Tuesday, 10 September 2019

Don't hate the council, hate the game

Labour's talked a good game around solving the housing crisis. But unless they manage to have councils see growth as being in councils' interest, it's all a bit hopeless. There are always margins on which councils can stymie growth, if they want to. 

I'd covered the problem in my fortnightly column over at Newsroom.
Fundamentally, the housing crisis emerged because not enough houses were being built. Not enough houses were being built because council zoning rules prevented sufficient building. This had systematic effects across the whole building industry. Because building vast new subdivisions, or substantial new dense and intensive brownfield developments, was effectively impossible, the construction sector geared up for the task it was allowed to undertake: bespoke small-scale construction and renovation.

Why do many councils facing growth pressures set rules that make it tough to build? Because growth is costly for councils. Councillors face persistent NIMBY opposition to new development. Density advocates work to block surburban expansion while downtown residents opposed to development next door blocked density. The outcome in too many cities was that no one was allowed to build anything anywhere.

But it is worse than that. When an urban council at its debt limit has to accommodate growth, the costs simply outweigh the benefits. Central government gets more income tax revenue when a city’s population expands; local government gets an infrastructure bill. Central government gets more GST and company tax revenue when it allows more commercial and industrial development; local government gets the complaints about tall buildings blocking views and faces the bill for trunk infrastructure upgrades downtown. More rates revenue simply is not enough for councils to make growth viable for them.

It gets even worse. Construction costs are higher than they need to be because of a nest of regulations, liability rules, and incentives. There are, in theory, ways of importing a containerload of gib board from places whose standards we trust and whose challenges are comparable – like Vancouver, Seattle and Tokyo – places that face earthquake risk and wet weather issues.

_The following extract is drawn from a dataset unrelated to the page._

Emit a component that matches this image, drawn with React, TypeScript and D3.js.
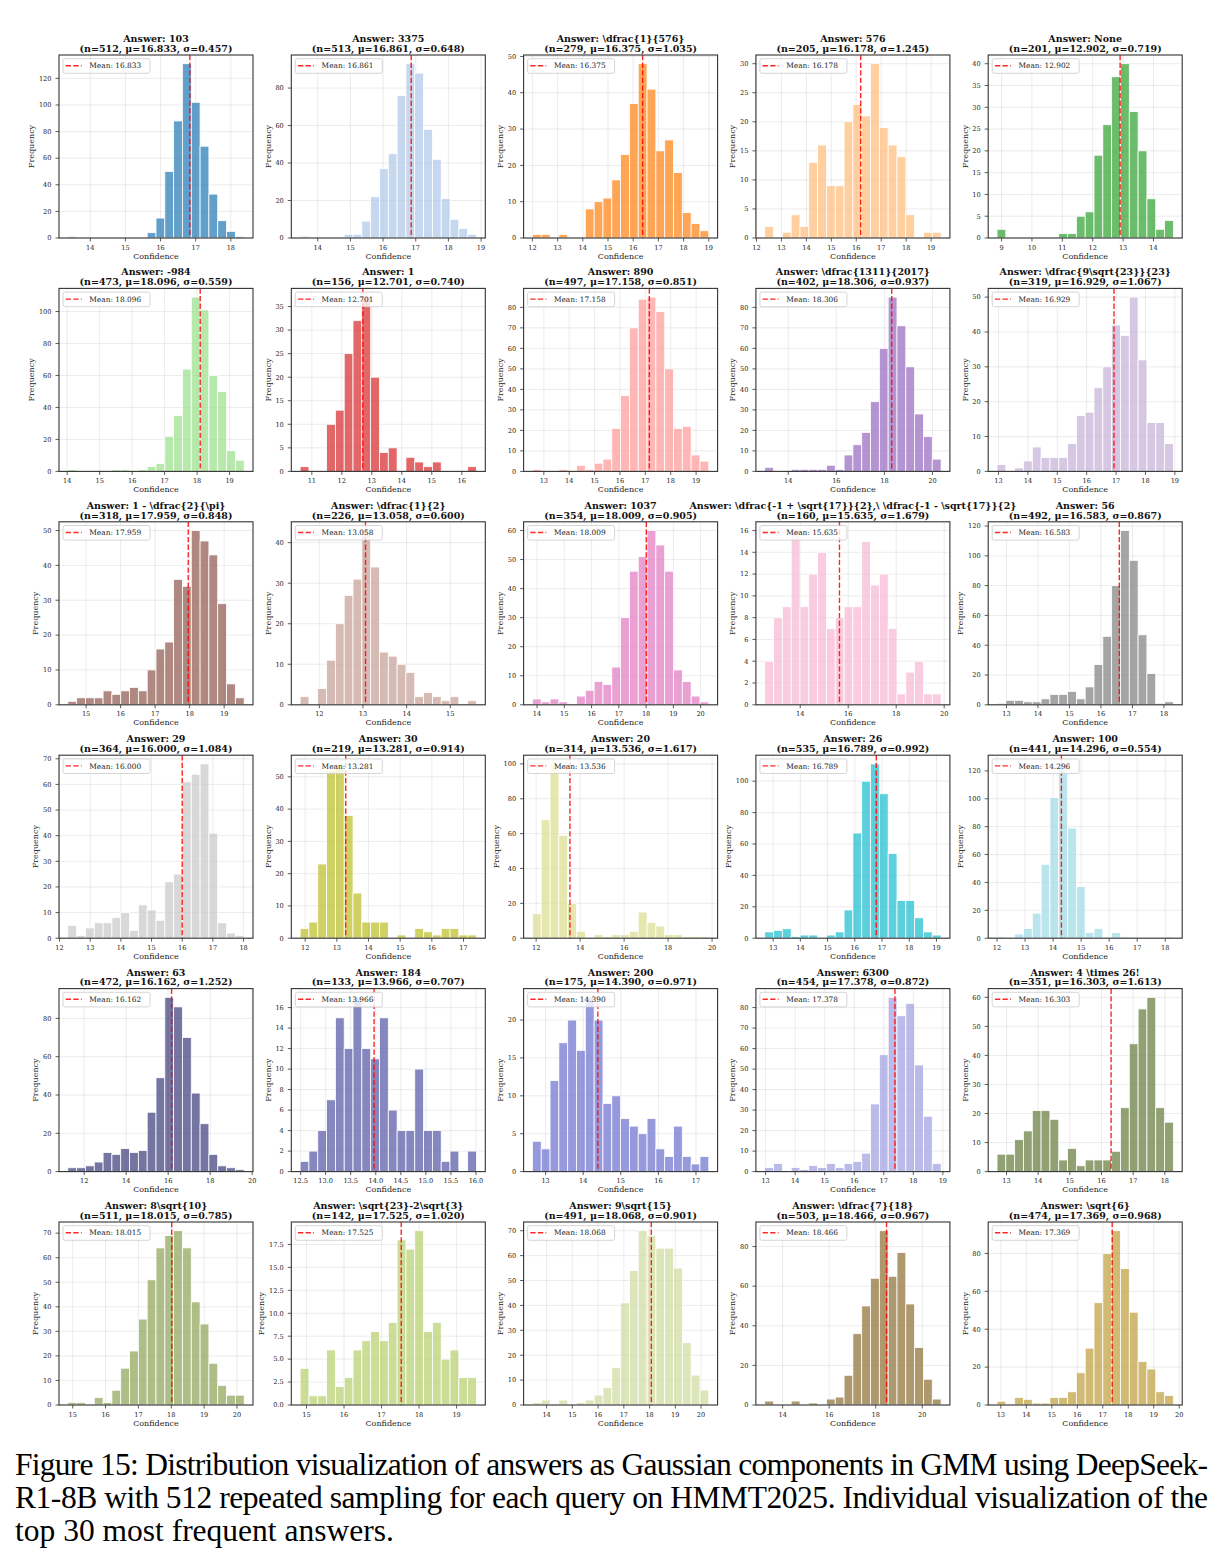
import React from 'react';
import * as d3 from 'd3';

// Top-30 answers and their GMM component stats
const answers = [
  '103', '3375', '\\dfrac{1}{576}', '576', 'None',
  '-984', '1', '890', '\\dfrac{1311}{2017}', '\\dfrac{9\\sqrt{23}}{23}',
  '1 - \\dfrac{2}{\\pi}', '\\dfrac{1}{2}', '1037', '\\dfrac{-1 + \\sqrt{17}}{2},\\ \\dfrac{-1 - \\sqrt{17}}{2}', '56',
  '29', '30', '20', '26', '100',
  '63', '184', '200', '6300', '4 \\times 26!',
  '8\\sqrt{10}', '\\sqrt{23}-2\\sqrt{3}', '9\\sqrt{15}', '\\dfrac{7}{18}', '\\sqrt{6}',
];
const sampleCounts = [512, 513, 279, 205, 201, 473, 156, 497, 402, 319, 318, 226, 354, 160, 492, 364, 219, 314, 535, 441, 472, 133, 175, 454, 351, 511, 142, 491, 503, 474];
const means = [16.833, 16.861, 16.375, 16.178, 12.902, 18.096, 12.701, 17.158, 18.306, 16.929, 17.959, 13.058, 18.009, 15.635, 16.583, 16.0, 13.281, 13.536, 16.789, 14.296, 16.162, 13.966, 14.39, 17.378, 16.303, 18.015, 17.525, 18.068, 18.466, 17.369];
const sigmas = [0.457, 0.648, 1.035, 1.245, 0.719, 0.559, 0.74, 0.851, 0.937, 1.067, 0.848, 0.6, 0.905, 1.679, 0.867, 1.084, 0.914, 1.617, 0.992, 0.554, 1.252, 0.707, 0.971, 0.872, 1.613, 0.785, 1.02, 0.901, 0.967, 0.968];

// confidence range covered by the 20 histogram bins
const binLo = [13.36, 13.46, 12.0, 12.33, 8.85, 14.02, 10.61, 12.55, 13.02, 12.95, 14.47, 11.56, 13.83, 12.52, 12.7, 12.27, 11.84, 11.83, 12.69, 12.0, 11.22, 12.49, 12.65, 12.97, 12.7, 14.85, 14.83, 13.45, 13.23, 12.85];
const binHi = [18.38, 18.86, 19.0, 19.4, 14.655, 19.45, 16.49, 19.5, 20.36, 18.95, 19.58, 15.6, 20.3, 19.87, 18.3, 18.02, 17.41, 19.85, 19.17, 18.29, 19.62, 16.01, 17.34, 18.94, 18.27, 20.22, 19.53, 20.3, 20.81, 19.77];

const binCounts = [
  [1, 0, 0, 0, 0, 0, 0, 0, 0, 4, 15, 50, 88, 131, 102, 69, 33, 13, 5, 1],
  [1, 0, 0, 0, 0, 2, 2, 9, 22, 37, 45, 76, 93, 88, 58, 42, 21, 10, 5, 2],
  [1, 1, 0, 1, 0, 0, 8, 10, 11, 16, 23, 37, 48, 41, 24, 27, 18, 7, 4, 2],
  [2, 0, 1, 4, 2, 13, 16, 9, 9, 20, 23, 21, 30, 19, 16, 14, 4, 0, 1, 1],
  [2, 0, 0, 0, 0, 0, 0, 1, 1, 5, 6, 19, 26, 37, 40, 29, 20, 9, 2, 4],
  [1, 0, 0, 0, 0, 1, 1, 0, 1, 3, 5, 22, 35, 64, 109, 101, 60, 50, 13, 7],
  [1, 0, 0, 10, 13, 25, 32, 37, 20, 4, 5, 0, 3, 2, 1, 2, 0, 0, 0, 1],
  [1, 0, 0, 1, 0, 3, 1, 4, 6, 21, 37, 70, 84, 85, 78, 50, 21, 22, 8, 5],
  [2, 0, 0, 1, 1, 1, 1, 3, 1, 8, 13, 19, 34, 60, 85, 71, 51, 28, 17, 6],
  [2, 0, 1, 3, 7, 4, 4, 4, 8, 16, 17, 24, 30, 42, 39, 50, 32, 14, 14, 8],
  [1, 2, 2, 2, 4, 3, 4, 5, 4, 10, 16, 18, 36, 34, 50, 47, 43, 29, 6, 2],
  [2, 0, 4, 11, 20, 27, 31, 43, 34, 13, 12, 10, 8, 2, 3, 2, 1, 2, 0, 1],
  [2, 1, 2, 1, 0, 3, 5, 8, 7, 13, 30, 46, 51, 60, 55, 46, 12, 8, 3, 1],
  [4, 8, 9, 16, 9, 12, 14, 7, 8, 9, 9, 15, 11, 12, 7, 1, 3, 4, 1, 1],
  [1, 3, 3, 2, 2, 4, 7, 7, 9, 4, 12, 27, 46, 80, 117, 97, 47, 21, 1, 2],
  [5, 1, 4, 6, 6, 8, 10, 3, 13, 11, 7, 22, 25, 61, 64, 68, 41, 6, 2, 1],
  [3, 5, 23, 52, 54, 38, 14, 5, 5, 5, 0, 1, 0, 3, 2, 1, 3, 3, 1, 1],
  [14, 68, 100, 59, 20, 4, 0, 2, 1, 2, 2, 4, 15, 9, 7, 2, 2, 1, 1, 1],
  [4, 5, 6, 1, 2, 2, 0, 2, 4, 18, 67, 100, 111, 92, 54, 24, 24, 13, 4, 2],
  [1, 0, 3, 7, 18, 53, 101, 125, 79, 37, 4, 7, 0, 4, 1, 0, 0, 0, 0, 1],
  [2, 2, 3, 5, 10, 9, 12, 10, 11, 31, 49, 91, 86, 70, 41, 25, 9, 3, 2, 1],
  [1, 2, 4, 7, 15, 12, 17, 12, 11, 15, 6, 4, 4, 10, 4, 4, 1, 2, 0, 2],
  [4, 3, 12, 17, 20, 16, 23, 20, 9, 10, 7, 6, 5, 7, 3, 2, 6, 2, 1, 2],
  [2, 4, 0, 2, 1, 3, 2, 4, 2, 4, 5, 9, 33, 57, 85, 76, 82, 52, 27, 4],
  [6, 6, 11, 14, 21, 21, 18, 4, 8, 2, 4, 4, 4, 7, 22, 44, 56, 60, 22, 17],
  [1, 1, 0, 3, 1, 6, 15, 22, 35, 51, 64, 69, 71, 64, 42, 33, 17, 8, 4, 4],
  [4, 1, 1, 6, 2, 3, 6, 7, 8, 7, 9, 18, 17, 19, 8, 9, 5, 6, 3, 3],
  [1, 2, 0, 2, 0, 1, 2, 4, 7, 15, 41, 54, 70, 68, 63, 63, 55, 25, 12, 6],
  [2, 0, 0, 2, 0, 1, 0, 3, 4, 15, 36, 50, 64, 88, 65, 77, 51, 29, 13, 3],
  [2, 0, 4, 3, 1, 1, 4, 4, 7, 17, 30, 54, 80, 92, 72, 49, 23, 19, 7, 5],
];

// spacing of the confidence tick labels
const xTickSteps = [1, 1, 1, 1, 1, 1, 1, 1, 2, 1, 1, 1, 1, 2, 1, 1, 1, 2, 1, 1, 2, 0.5, 1, 1, 1, 1, 1, 1, 2, 1];

const captionLines = [
  'Figure 15: Distribution visualization of answers as Gaussian components in GMM using DeepSeek-',
  'R1-8B with 512 repeated sampling for each query on HMMT2025. Individual visualization of the',
  'top 30 most frequent answers.',
];

// tab20 followed by tab20b
const palette = [
  '#1f77b4', '#aec7e8', '#ff7f0e', '#ffbb78', '#2ca02c', '#98df8a', '#d62728', '#ff9896', '#9467bd', '#c5b0d5',
  '#8c564b', '#c49c94', '#e377c2', '#f7b6d2', '#7f7f7f', '#c7c7c7', '#bcbd22', '#dbdb8d', '#17becf', '#9edae5',
  '#393b79', '#5254a3', '#6b6ecf', '#9c9ede', '#637939', '#8ca252', '#b5cf6b', '#cedb9c', '#8c6d31', '#bd9e39',
];

const SERIF = '"DejaVu Serif", serif';
const PW = 194;
const PH = 183;
const COL_X = 59;
const COL_DX = 232.3;
const ROW_Y = 55;
const ROW_DY = 233.4;
const TICK_FS = 6.6;

// matplotlib-like "nice" step with at most 9 intervals
function niceStep(max: number): number {
  for (let k = 0; k < 6; k++) {
    for (const m of [1, 2, 2.5, 5]) {
      const s = m * Math.pow(10, k);
      if (Math.ceil(max / s - 1e-9) <= 9) return s;
    }
  }
  return 1e6;
}

function stepTicks(lo: number, hi: number, step: number): number[] {
  const out: number[] = [];
  const start = Math.ceil(lo / step - 1e-9);
  const end = Math.floor(hi / step + 1e-9);
  for (let k = start; k <= end; k++) out.push(+(k * step).toFixed(6));
  return out;
}

function fmt(v: number, step: number): string {
  return Number.isInteger(step) ? String(Math.round(v)) : v.toFixed(1);
}

function labelWidth(s: string): number {
  let w = 0;
  for (const ch of s) w += ch === '.' ? 0.318 : 0.636;
  return w * TICK_FS;
}

const Panel: React.FC<{ i: number }> = ({ i }) => {
  const col = i % 5;
  const row = Math.floor(i / 5);
  const left = COL_X + col * COL_DX;
  const top = ROW_Y + row * ROW_DY;

  const counts = binCounts[i];
  const lo = binLo[i];
  const hi = binHi[i];
  const bw = (hi - lo) / counts.length;
  const margin = (hi - lo) * 0.05;

  const x = d3.scaleLinear().domain([lo - margin, hi + margin]).range([0, PW]);
  const yMax = (d3.max(counts) || 1) * 1.05;
  const y = d3.scaleLinear().domain([0, yMax]).range([PH, 0]);

  const xStep = xTickSteps[i];
  const xTicks = stepTicks(lo - margin, hi + margin, xStep);
  const yStep = niceStep(yMax);
  const yTicks = stepTicks(0, yMax, yStep);
  const yLabels = yTicks.map((t) => fmt(t, yStep));
  const maxLabelW = d3.max(yLabels, labelWidth) || 0;

  const color = palette[i];
  const mu = means[i];

  return (
    <g transform={`translate(${left},${top})`}>
      {/* grid */}
      {xTicks.map((t) => (
        <line key={`gx${t}`} x1={x(t)} x2={x(t)} y1={0} y2={PH} stroke="#b0b0b0" strokeOpacity={0.3} strokeWidth={0.8} />
      ))}
      {yTicks.map((t) => (
        <line key={`gy${t}`} x1={0} x2={PW} y1={y(t)} y2={y(t)} stroke="#b0b0b0" strokeOpacity={0.3} strokeWidth={0.8} />
      ))}

      {/* histogram bars */}
      {counts.map((c, k) =>
        c > 0 ? (
          <rect
            key={k}
            x={x(lo + k * bw)}
            y={y(c)}
            width={x(lo + (k + 1) * bw) - x(lo + k * bw)}
            height={PH - y(c)}
            fill={color}
            fillOpacity={0.7}
            stroke="#fff"
            strokeWidth={0.8}
          />
        ) : null
      )}

      {/* mean line */}
      <line x1={x(mu)} x2={x(mu)} y1={0} y2={PH} stroke="#ff0000" strokeOpacity={0.85} strokeWidth={1.4} strokeDasharray="5.3,2.3" />

      {/* frame */}
      <rect x={0} y={0} width={PW} height={PH} fill="none" stroke="#333" strokeWidth={1.1} />

      {/* x axis */}
      {xTicks.map((t) => (
        <g key={`tx${t}`} transform={`translate(${x(t)},${PH})`}>
          <line y2={3.5} stroke="#333" strokeWidth={0.8} />
          <text y={11.5} textAnchor="middle" fontFamily={SERIF} fontSize={TICK_FS} fill="#222">
            {fmt(t, xStep)}
          </text>
        </g>
      ))}
      <text x={PW / 2} y={PH + 20.5} textAnchor="middle" fontFamily={SERIF} fontSize={8} fill="#222">
        Confidence
      </text>

      {/* y axis */}
      {yTicks.map((t, k) => (
        <g key={`ty${t}`} transform={`translate(0,${y(t)})`}>
          <line x2={-3.5} stroke="#333" strokeWidth={0.8} />
          <text x={-7.5} dy="0.35em" textAnchor="end" fontFamily={SERIF} fontSize={TICK_FS} fill="#222">
            {yLabels[k]}
          </text>
        </g>
      ))}
      <text
        transform={`translate(${-7.5 - maxLabelW - 7.5},${PH / 2}) rotate(-90)`}
        textAnchor="middle"
        dy="0.35em"
        fontFamily={SERIF}
        fontSize={8}
        fill="#222"
      >
        Frequency
      </text>

      {/* legend */}
      <g transform="translate(4,3.7)">
        <rect width={87} height={14.6} rx={2} fill="#fff" fillOpacity={0.8} stroke="#ccc" strokeWidth={0.8} />
        <line x1={2.7} x2={18.7} y1={7} y2={7} stroke="#ff0000" strokeOpacity={0.85} strokeWidth={1.4} strokeDasharray="5.3,2.3" />
        <text x={26.3} y={9.7} fontFamily={SERIF} fontSize={7.4} fill="#222">
          {`Mean: ${mu.toFixed(3)}`}
        </text>
      </g>

      {/* title */}
      <text x={PW / 2} y={-13} textAnchor="middle" fontFamily={SERIF} fontWeight="bold" fontSize={9.5} fill="#111">
        {`Answer: ${answers[i]}`}
      </text>
      <text x={PW / 2} y={-3.2} textAnchor="middle" fontFamily={SERIF} fontWeight="bold" fontSize={9.5} fill="#111">
        {`(n=${sampleCounts[i]}, \u03bc=${mu.toFixed(3)}, \u03c3=${sigmas[i].toFixed(3)})`}
      </text>
    </g>
  );
};

export default function App() {
  return (
    <svg
      width={1223}
      height={1562}
      viewBox="0 0 1223 1562"
      style={{ position: 'absolute', left: 0, top: 0, background: '#fff' }}
    >
      <rect width={1223} height={1562} fill="#fff" />
      {answers.map((_, i) => (
        <Panel key={i} i={i} />
      ))}
      {captionLines.map((line, k) => (
        <text
          key={k}
          x={15}
          y={1475 + k * 33}
          fontFamily='"Liberation Serif", "Times New Roman", serif'
          fontSize={31.5}
          fill="#000"
          textLength={k < 2 ? 1193 : undefined}
          lengthAdjust="spacing"
        >
          {line}
        </text>
      ))}
    </svg>
  );
}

But council has to sign off on the final building certificate. If council signs off on a building certificate and something goes wrong a decade from now, when every one of the construction companies has flipped from Bill’s Construction (2019) Ltd to Bill’s Construction (2025) Ltd, council is the one left holding the bag under joint-and-several liability. So councils try to limit risk by being highly risk averse about allowable building methods. Standard ways of fixing walls to frames are defined in terms of standard materials. And good luck getting your new build signed off if you haven’t used those standard methods.

Once you recognise the incentives at play, you start recognising the difficulty of the problem – and start seeing the ways of unwinding the mess.

Fundamentally, growth has to be in councils’ interest. If it is not, everything else is futile.
Today, the Dom reports on one of the standard ways that councils can block growth: go-slows on consenting. I don't know how many times I've heard pious central government officials at MBIE assure me that because councils have to issue consents within a deadline, there can't be any problem. They utterly fail to think about incentives.

The Dom's Bonnie Flaws is sharper, going through the ways councils can extend deadlines, and why they do it.
However, Ministry of Business, Innovation and Employment (MBIE) building system assurance manager, Simon Thomas said that it did not currently collect information on RFIs [Requests for Information: the way of dragging out a consenting process by asking the builder or architect for more information on the deadline day - kinda like dragging out an OIA at the ministries, but no Ombudsman] as a matter of course, and nor did International Accreditation New Zealand, the body appointed by MBIE to carry out accreditation assessments of Building Consent Authorities.

Hunter said that the "poor plans" excuse was unfair.

"I've done thousands of houses, you know. You'd think that after a while with all the RFIs we'd start getting them right. Why are we still getting different RFIs back? It doesn't make any sense," he said.

Institute of Architects Auckland branch chair, Ken Crosson said that councils had become the "last man standing" after the leaky house crisis.

"What we've got now are very gun-shy councils and a building sector beset with problems largely because of poor legislation," he said.

Joint and several liability was a real problem for councils who had picked up costs disproportionate to their liability in the leaky homes saga, resulting in an environment of "super-caution".

Crosson said the cost of consent was exorbitant, and added that any delay resulted in further costs.

"The holding cost on land is enormous, just enormous,'" he said.